Last night N. and I took in the new Pixar movie, Ratatouille.

May I just say that Pixar has come a long way from Toy Story? In that movie most of what you saw was large images with lots of detail. In Ratatouille there were MANY small things with LOTS of detail. The rats (yes, I know… they kind of make my skin crawl, but in this movie they came off as almost cute) all had so many minuscule facial and body movements to tell the story. Of course they made the eyes more expressive which gave them more of a human and thus more relatable quality. But what was interesting was the fur and what looked like each hair was drawn with a life of its own.

Without giving away too much of the story there are several points at which hundreds of rats are all in one place working together. The action is quite dazzling even by Pixar’s standards. With movies like Toy Story the characters' faces were plastic, mostly not moving, but in this film the line between computer animation and the feeling of humanness (is that even a word?) seems to dissolve. The Frenchmen I know all have this magic shrug language. Between the movements of their shoulders and the looks on their faces, they can demonstrate the whole range of emotions.

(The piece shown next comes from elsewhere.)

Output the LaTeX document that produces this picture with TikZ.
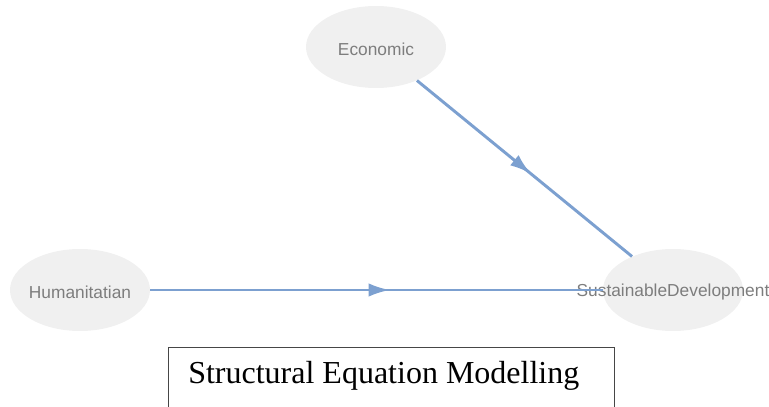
\documentclass[tikz,border=0pt]{standalone}
\usepackage{fontspec}
\setmainfont{Liberation Serif}
\newfontfamily\labelfont{Liberation Sans}
\usepackage{xcolor}
\usetikzlibrary{shapes.geometric,arrows.meta,positioning,calc,decorations.markings}

\definecolor{pathblue}{RGB}{124,160,208}
\definecolor{varfill}{RGB}{240,240,240}
\definecolor{vartext}{RGB}{125,125,125}
\definecolor{boxline}{RGB}{70,70,70}

\begin{document}
\begin{tikzpicture}[
  x=0.75pt, y=-0.75pt,
  latent/.style={ellipse, fill=varfill, draw=none, minimum width=105pt,
                 minimum height=61.5pt, inner sep=0pt,
                 label={[font=\labelfont\fontsize{13}{15}\selectfont, text=vartext,
                         yshift=-1.5pt]center:#1}},
  path/.style={draw=pathblue, line width=2.2pt,
               postaction={decorate},
               decoration={markings, mark=at position 0.53 with
                 {\arrow[pathblue]{Latex[length=16pt, width=10pt]}}}},
  titlebox/.style={rectangle, draw=boxline, line width=1pt, minimum width=334.5pt,
                   minimum height=60pt, inner sep=0pt},
  titletext/.style={font=\fontsize{24}{28}\selectfont, text=black, inner sep=0pt},
]
  \useasboundingbox (0,0) rectangle (769,407);

  % ===== Variables =====
  \node[latent=Economic] (eco) at (376, 47) {};
  \node[latent=Humanitatian] (hum) at (80, 290) {};
  \node[latent=SustainableDevelopment] (sd) at (673, 290) {};

  % ===== Paths =====
  \draw[path] (eco) -- (sd);
  \draw[path] (hum) -- (sd);

  % ===== Caption box (bottom runs off the page) =====
  \node[titlebox, anchor=north west] (capbox) at (168, 347) {};
  \node[titletext, anchor=west] (caption) at ($(capbox.north west)+(20, 29)$)
       {Structural Equation Modelling};

\end{tikzpicture}
\end{document}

In this movie these movements are perfect; an Oscar-winning performance CAN be brought across through pixels.

There are dizzying, stunning chase scenes which demonstrate a mastery of detail which can in my opinion only be viewed at its best when able to stop the action like one could with a DVD… love that pause feature! Everything around our characters has a life of its own. The textures, colors and reflections are all perfect; it is almost as though you are in the image.

For me this level of wizardry also made it a little hard to watch, the rats are so… rat-like. No matter how cute they made them, they also stayed true to how a rat moves, and this made it hard for me to get over the fact that there were rats in a kitchen, and that’s just not right!

By the way, the short animated film at the beginning of this movie was an absolute delight. It is simply one of the funniest shorts I’ve seen in years.

My question is… does this movie really know who its audience is? I realize that they are trying to keep adults AND children happy the way Nemo captured both audiences. Unfortunately I think that they lost the children on this one. I imagine that the DVD sales won’t be as spectacular as they have been for blockbusters like Toy Story and Nemo, probably something closer to the money seen in Bug’s Life where the storyline was more adult-oriented as well.

But then the adult-oriented animated film can also be a well-loved classic for children. Bambi, The Jungle Book, and Fantasia come to mind for me as geared toward kids but enjoyed by adults, I like them better now that I am older than I did when I was a child.

What I call the “Princess theme” movies are of course instant classics as well, Snow White, Sleeping Beauty, Little Mermaid, Cinderella, Beauty and the Beast are all solid stories that inspire the imagination of both children and adults. This theme even transcends into science fiction, it has always been my thought that Star Wars was just another princess theme… this time with light sabers! Titanic is also a princess themed movie, that time it included LOTS of CGI and a whole boat sinks!!

All in all I liked Ratatouille. Thanks Pixar, for another great movie. Hopefully Disney and the mouse will leave well enough alone and let these fine people continue their great work without screwing it all up as corporate life is known to do.